A read or write control signal is sent to memory. The result from the ALU is used as an address.

Control Signals

• MemRead

  Asserted for load instructions, tells memory to do a read.

• MemWrite

  Asserted for store instructions, tells memory to do a write.

Some instructions, such as branches, jumps, and stores, do not write to a register. For the instructions that do write to a register, the destination register can be one of the following.

• The register specified by the rd field (R-type instructions)
• The register specified by the rt field (I-type instructions)
• $ra (jal instruction)

The value to be written to the register can come from the following places.

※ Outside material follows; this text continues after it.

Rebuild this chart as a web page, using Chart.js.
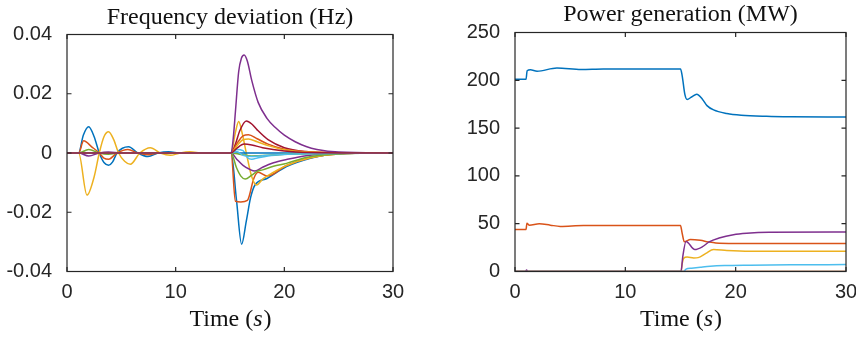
<!DOCTYPE html>
<html><head><meta charset="utf-8">
<script src="https://cdn.jsdelivr.net/npm/chart.js@4.4.1/dist/chart.umd.min.js"></script>
<style>
html,body{margin:0;padding:0;background:#fff;overflow:hidden;width:856px;height:337px;position:relative;}
#c1{position:absolute;left:0;top:0;}
#c2{position:absolute;left:428px;top:0;}
</style></head><body>
<canvas id="c1" width="428" height="337" style="width:428px;height:337px"></canvas>
<canvas id="c2" width="440" height="337" style="width:440px;height:337px"></canvas>
<script>
// ---------- Data: Frequency deviation (Hz) ----------
const freqT1 = [0,1.07,1.5,2.0,2.5,2.97,3.4,3.83,4.2,4.6,5.1,5.67,6.5,7.45,8.4,9.35,10.5,12,15.1,15.6,16.07,16.5,16.9,17.3,18.4,19.2,20.2,22.4,24.1,27,30];
const freqV1 = [0,0,0.006,0.0089,0.0055,0,-0.0032,-0.0041,-0.003,0,0.0016,0.0021,0,-0.0012,0,0.0004,0,0,0,-0.016,-0.0308,-0.023,-0.015,-0.0108,-0.0086,-0.0068,-0.0046,-0.0018,-0.0005,0,0];
const freqT2 = [0,1.07,1.53,2.3,2.97,3.4,3.83,4.6,5.6,6.5,7.5,8.5,10,15.1,15.5,16.0,16.6,17.2,17.6,18.4,20.2,22.4,25,30];
const freqV2 = [0,0,0.0041,0.002,0,-0.0017,-0.0021,0,0.0012,0,-0.0006,0,0,0,-0.0163,-0.0165,-0.016,-0.0085,-0.0065,-0.0078,-0.0042,-0.0016,-0.0003,0];
const freqT3 = [0,1.07,1.84,2.5,2.97,3.4,3.83,4.3,4.75,5.3,5.83,6.7,7.67,8.6,9.5,10.4,11.3,12.5,15.1,15.5,15.8,16.1,16.5,17.0,17.45,18.0,18.4,20.2,22.4,25,30];
const freqV3 = [0,0,-0.0142,-0.008,0,0.0055,0.0072,0.0045,0,-0.0028,-0.0038,0,0.0018,0,-0.0008,0,0.0004,0,0,0.007,0.0106,0.007,0,-0.008,-0.0108,-0.0088,-0.0078,-0.0042,-0.0016,-0.0003,0];
const freqT4 = [0,1.07,2.0,2.97,3.8,5,15.1,15.6,16.2,16.8,17.3,18,19,20.2,22,25,30];
const freqV4 = [0,0,-0.001,0,0.0003,0,0,-0.002,-0.0042,-0.0055,-0.0061,-0.0048,-0.0033,-0.0022,-0.0009,-0.0002,0];
const freqT5 = [0,1.07,2.0,2.97,3.8,5,15.1,15.6,16.0,16.4,17.0,17.5,18,19,20.2,22,25,30];
const freqV5 = [0,0,0.0012,0,-0.0004,0,0,-0.005,-0.0078,-0.0088,-0.0075,-0.0062,-0.0057,-0.0045,-0.0035,-0.0015,-0.0003,0];
const freqT6 = [0,15.1,15.6,16.2,16.6,17.0,17.6,18.5,20,22,30];
const freqV6 = [0,0,0.0012,0.0008,-0.0015,-0.0021,-0.0016,-0.001,-0.0005,-0.0002,0];
const freqT7 = [0,15.1,15.5,15.9,16.5,17.0,17.5,18.5,20,22,25,30];
const freqV7 = [0,0,0.003,0.0075,0.0108,0.0098,0.0078,0.0045,0.0018,0.0005,0.0001,0];
const freqT8 = [0,30];
const freqV8 = [0,0];
const freqT9 = [0,15.1,15.6,16.2,16.7,17.5,18.5,20,22,25,30];
const freqV9 = [0,0,0.003,0.0058,0.0062,0.0048,0.003,0.0013,0.0004,0.0001,0];
const freqT10 = [0,15.1,15.6,16.2,16.7,17.5,18.5,20,22,25,30];
const freqV10 = [0,0,0.0022,0.0045,0.0047,0.0038,0.0025,0.0011,0.0003,0.0001,0];
const freqT11 = [0,15.1,15.3,15.5,15.8,16.05,16.3,16.6,17.0,17.6,18.4,19.2,20,21,22,23,25,30];
const freqV11 = [0,0,0.005,0.014,0.0275,0.032,0.0331,0.031,0.0245,0.017,0.0117,0.0085,0.006,0.0038,0.0022,0.0012,0.0003,0];
const freqT12 = [0,15.1,16,17,18.5,20,30];
const freqV12 = [0,0,-0.0005,-0.001,-0.0008,-0.0004,0];
const freqT13 = [0,15.1,15.6,16.2,17,18,20,30];
const freqV13 = [0,0,0.0005,-0.0008,-0.0012,-0.0009,-0.0004,0];
const freqT14 = [0,15.1,15.6,16.3,17,18,20,22,30];
const freqV14 = [0,0,0.0015,0.003,0.0027,0.0018,0.0007,0.0002,0];

// ---------- Data: Power generation (MW) ----------
const powT1 = [0,1.0,1.1,1.4,2.0,3.8,6,8,15.0,15.15,15.4,15.6,16.0,16.47,17.0,17.4,18,19.2,20.5,22.8,25,30];
const powV1 = [201,201,210,211,209.5,212.8,211.2,211.8,211.8,205,185,180,182.5,185.4,180,173.5,169,165.3,163.5,162.3,161.8,161.5];
const powT2 = [0,1.0,1.08,1.3,2.2,3.2,4.1,6.2,8,10,15.0,15.15,15.35,15.9,16.8,17.5,18.2,20,30];
const powV2 = [44,44,50.5,48.5,50,48.5,47.2,48.2,48,48,48,40,31,33.5,32.6,31,29.8,29.3,29.2];
const powT3 = [0,15.05,15.15,15.3,15.6,16.2,16.6,17.3,18,19.2,21.3,30];
const powV3 = [0,0,8,14,15.2,14.2,14.5,19,23,22,21.2,21.1];
const powT4 = [0,0.95,1.05,1.15,15.05,15.2,15.5,16.3,17.0,17.6,18.5,19.8,21,23,30];
const powV4 = [0,0,1.5,0,0,15,31.5,23,26,31,35,38.5,40,41,41.2];
const powT5 = [0,30];
const powV5 = [0,0];
const powT6 = [0,15.3,15.5,16,16.8,17.7,19,21.3,25,30];
const powV6 = [0,0,2.5,3.5,4.5,5.5,6.2,6.6,7,7.2];
const powT7 = [0,30];
const powV7 = [0,0];

// ---------- Ticks / labels ----------
const timeTicks = [0,10,20,30];
const timeTickLabels = ['0','10','20','30'];
const freqTicks = [-0.04,-0.02,0,0.02,0.04];
const freqTickLabels = ['-0.04','-0.02','0','0.02','0.04'];
const powTicks = [0,50,100,150,200,250];
const powTickLabels = ['0','50','100','150','200','250'];

// ---------- Styles ----------
const palette = ['#0072BD','#D95319','#EDB120','#7E2F8E','#77AC30','#4DBEEE','#A2142F'];
const AXC = '#262626';

const freqSeries = [
  [freqT1,freqV1],[freqT2,freqV2],[freqT3,freqV3],[freqT4,freqV4],[freqT5,freqV5],
  [freqT6,freqV6],[freqT7,freqV7],[freqT8,freqV8],[freqT9,freqV9],[freqT10,freqV10],
  [freqT11,freqV11],[freqT12,freqV12],[freqT13,freqV13],[freqT14,freqV14]
];
const powSeries = [
  [powT1,powV1],[powT2,powV2],[powT3,powV3],[powT4,powV4],[powT5,powV5],[powT6,powV6],[powT7,powV7]
];

function makeDatasets(series){
  const n = series.length;
  return series.map((s,i)=>({
    data: s[0].map((t,j)=>({x:t,y:s[1][j]})),
    borderColor: palette[i % palette.length],
    borderWidth: 1.5,
    pointRadius: 0,
    fill: false,
    cubicInterpolationMode: 'monotone',
    order: n - i
  }));
}

function framePlugin(title, titleBaseline){
  return {
    id: 'frame',
    afterDraw(chart){
      const ctx = chart.ctx;
      const a = chart.chartArea;
      const xs = chart.scales.x, ys = chart.scales.y;
      ctx.save();
      ctx.strokeStyle = AXC;
      ctx.lineWidth = 1.2;
      ctx.strokeRect(a.left, a.top, a.right - a.left, a.bottom - a.top);
      const tl = 4.5;
      ctx.beginPath();
      xs.ticks.forEach(t=>{
        const p = xs.getPixelForValue(t.value);
        ctx.moveTo(p, a.bottom); ctx.lineTo(p, a.bottom - tl);
        ctx.moveTo(p, a.top); ctx.lineTo(p, a.top + tl);
      });
      ys.ticks.forEach(t=>{
        const p = ys.getPixelForValue(t.value);
        ctx.moveTo(a.left, p); ctx.lineTo(a.left + tl, p);
        ctx.moveTo(a.right, p); ctx.lineTo(a.right - tl, p);
      });
      ctx.stroke();
      // title
      const cx = (a.left + a.right) / 2;
      ctx.fillStyle = '#111';
      ctx.textBaseline = 'alphabetic';
      ctx.textAlign = 'center';
      ctx.font = '24px "Liberation Serif"';
      ctx.fillText(title, cx, titleBaseline);
      // x-axis label: Time (s) with italic s
      const p1 = 'Time (', p2 = 's', p3 = ')';
      const fN = '24px "Liberation Serif"', fI = 'italic 24px "Liberation Serif"';
      ctx.font = fN; const w1 = ctx.measureText(p1).width, w3 = ctx.measureText(p3).width;
      ctx.font = fI; const w2 = ctx.measureText(p2).width;
      let x0 = cx - (w1 + w2 + w3) / 2;
      ctx.textAlign = 'left';
      const by = 326;
      ctx.font = fN; ctx.fillText(p1, x0, by);
      ctx.font = fI; ctx.fillText(p2, x0 + w1, by);
      ctx.font = fN; ctx.fillText(p3, x0 + w1 + w2 + 1, by);
      ctx.restore();
    }
  };
}

function makeChart(canvasId, series, yMin, yMax, yTicks, yLabels, yWidth, padRight, padTop, title, titleBaseline){
  return new Chart(document.getElementById(canvasId), {
    type: 'line',
    data: { datasets: makeDatasets(series) },
    options: {
      responsive: false,
      animation: false,
      devicePixelRatio: 1,
      layout: { padding: { left: 0, right: padRight, top: padTop, bottom: 0 } },
      plugins: { legend: { display: false }, title: { display: false }, tooltip: { enabled: false } },
      scales: {
        x: {
          type: 'linear', min: 0, max: 30,
          afterBuildTicks: s => { s.ticks = timeTicks.map(v => ({ value: v })); },
          ticks: { callback: (v, i) => timeTickLabels[i], font: { family: 'Liberation Sans', size: 20 }, color: AXC, padding: 9, maxRotation: 0, autoSkip: false },
          grid: { display: false, drawTicks: false },
          border: { display: false },
          afterFit: s => { s.height = 337 - 271.5; }
        },
        y: {
          type: 'linear', min: yMin, max: yMax,
          afterBuildTicks: s => { s.ticks = yTicks.map(v => ({ value: v })); },
          ticks: { callback: (v, i) => yLabels[i], font: { family: 'Liberation Sans', size: 20 }, color: AXC, padding: 15, autoSkip: false },
          grid: { display: false, drawTicks: false },
          border: { display: false },
          afterFit: s => { s.width = yWidth; }
        }
      }
    },
    plugins: [framePlugin(title, titleBaseline)]
  });
}

makeChart('c1', freqSeries, -0.04, 0.04, freqTicks, freqTickLabels, 67, 35, 34.5, 'Frequency deviation (Hz)', 23.5);
makeChart('c2', powSeries, 0, 250, powTicks, powTickLabels, 87, 22, 32.5, 'Power generation (MW)', 21);
</script>
</body></html>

• The ALU (most instructions)
• Memory (load instructions)
• The incremented PC (jal and jalr instructions)

Control Signals

• RegWrite

  Asserted if a result is written to a register.

• RegDst

  In Patterson and Hennessey, this selects the destination register as either rd (R-type instructions) or rt (I-type instructions). For jal the destination register of the register write is $ra ($31). To deal with the jal and jalr instructions the RegDst multiplexer needs an additional input to select $ra: the constant 11111₂. An added value is needed for the RegDst control signal to select this input.

• MemtoReg

  In Patterson and Hennessey, this signal selects the source value for the register write as either the ALU result or memory. To deal with the jal and jalr instructions the MemtoReg multiplexer needs an additional input for saving the return address: PC + 4. An added value is needed for the MemtoReg control signal to select this input. If this is done the MemtoReg signal should be renamed to something like RegSrc.